Davis finished by saying he would “be grateful for an update on possible solutions”.
Little wrote back more than seven weeks later saying: “I am sorry to hear of the difficulties”.
Removing after-hours doctor care largely came down to staff health and safety, he said.
“The community have been informed and advised to check in with their general practitioner, nurse practitioner or community nurse to ensure their scripts and medications are up to date. People can also access health services during the day at one of the 10 Hauora Hokianga community clinics or urgent-care clinic at Rāwene Hospital. The majority of out-of-hours cases are being directed to [the] Bay of Islands, Kaitāia or Whangārei hospitals.”
Te Whatu Ora had funded a two-month trial of a virtual doctor service immediately prior to the reduction of after-hours care, and allocated extra funding for an additional rural registrar, Little said.
Hauora Hokianga’s register of more than 7300 patients shows 96 per cent have high needs.
When the hospital first stopped after-hours doctors’ care, Hauora Hokianga chief executive Margareth Broodkoorn (Ngāpuhi) said the decision had been made with “great reluctance”.

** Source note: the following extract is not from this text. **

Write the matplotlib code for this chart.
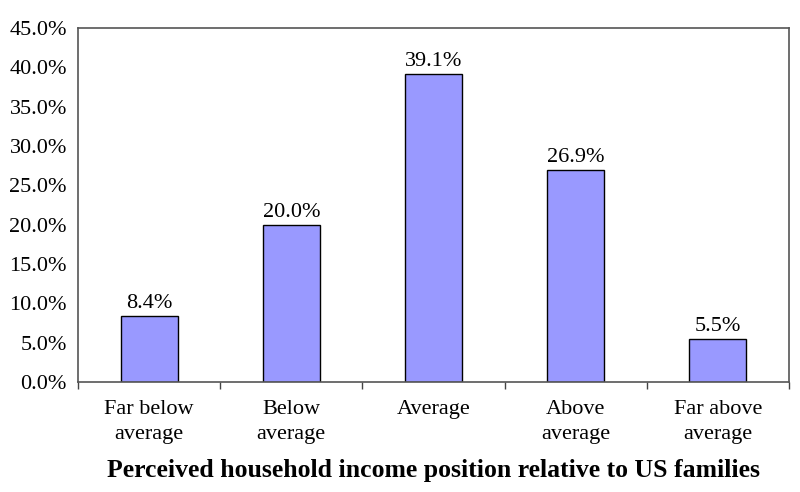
import matplotlib.pyplot as plt
import numpy as np
from matplotlib.ticker import FuncFormatter, FixedLocator

categories = ["Far below\naverage", "Below\naverage", "Average", "Above\naverage", "Far above\naverage"]
values = [8.4, 20.0, 39.1, 26.9, 5.5]
y_ticks = [0, 5, 10, 15, 20, 25, 30, 35, 40, 45]
x_title = "Perceived household income position relative to US families"

plt.rcParams["font.family"] = ["Liberation Serif", "DejaVu Serif"]

fig = plt.figure(figsize=(8, 4.92), dpi=100)
ax = fig.add_axes([0.0975, 0.2236, 0.8887, 0.7195])

x = np.arange(len(categories))
bars = ax.bar(x, values, width=0.4, color="#9999FF", edgecolor="black", linewidth=1.0)

for b, v in zip(bars, values):
    ax.text(b.get_x() + b.get_width() / 2, v + 0.4, f"{v:.1f}%",
            ha="center", va="bottom", fontsize=16)

ax.set_xlim(-0.5, len(categories) - 0.5)
ax.set_ylim(0, 45)
ax.set_yticks(y_ticks)
ax.yaxis.set_major_formatter(FuncFormatter(lambda v, p: f"{v:.1f}%"))
ax.tick_params(axis="y", length=0, pad=8, labelsize=16)

ax.set_xticks(x)
ax.set_xticklabels(categories, fontsize=16, linespacing=1.4)
ax.tick_params(axis="x", which="major", length=0, pad=13)
ax.xaxis.set_minor_locator(FixedLocator(np.arange(-0.5, len(categories), 1.0)))
ax.tick_params(axis="x", which="minor", length=5, width=1, color="#444444", direction="out")

for s in ax.spines.values():
    s.set_color("#555555")
    s.set_linewidth(1.2)

ax.set_xlabel(x_title, fontsize=18.5, fontweight="bold", labelpad=11)

fig.savefig("out.png", dpi=100)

“I am truly sorry that it has come to this, a decision that has not been made lightly without seeking assistance from others and exploring multiple options.”
She advised Hokianga residents to: “Talk with your whānau and friends, have a plan in place should you need to access urgent health services out of home, and ensure you have petrol in your car”.
Broodkoorn told RNZ she was “absolutely concerned” about people driving to other hospitals for overnight care.
“I’m worried about the fact that it’s going to take extra time for whānau to access health services.”
National’s health spokesman Dr Shane Reti (Ngāti Wai, Ngāti Hine, Ngāpuhi, Ngāti Maniapoto) trained at Rāwene, and said he was “very disappointed for the people of Hokianga” and said the Labour government should have prioritised rural doctor recruitment sooner, to avoid such extreme staff shortages.
“Any one day without a service is not acceptable, and the health workforce has been an issue for months and months and months.
“When I reflect on the fact that some of the worst deprivation statistics are in northern Hokianga, it’s even more tragic.”
When RNZ first confirmed Rāwene services were scaling back, Te Whatu Ora’s board chair Rob Campbell told RNZ board members were “disturbed and concerned about the event and the impact on the community”.
When asked if Te Whatu Ora should also be apologising, as Hauora Hokianga had, he rejected this.
“Apology – look, I don’t think that’s the point,” Campbell said.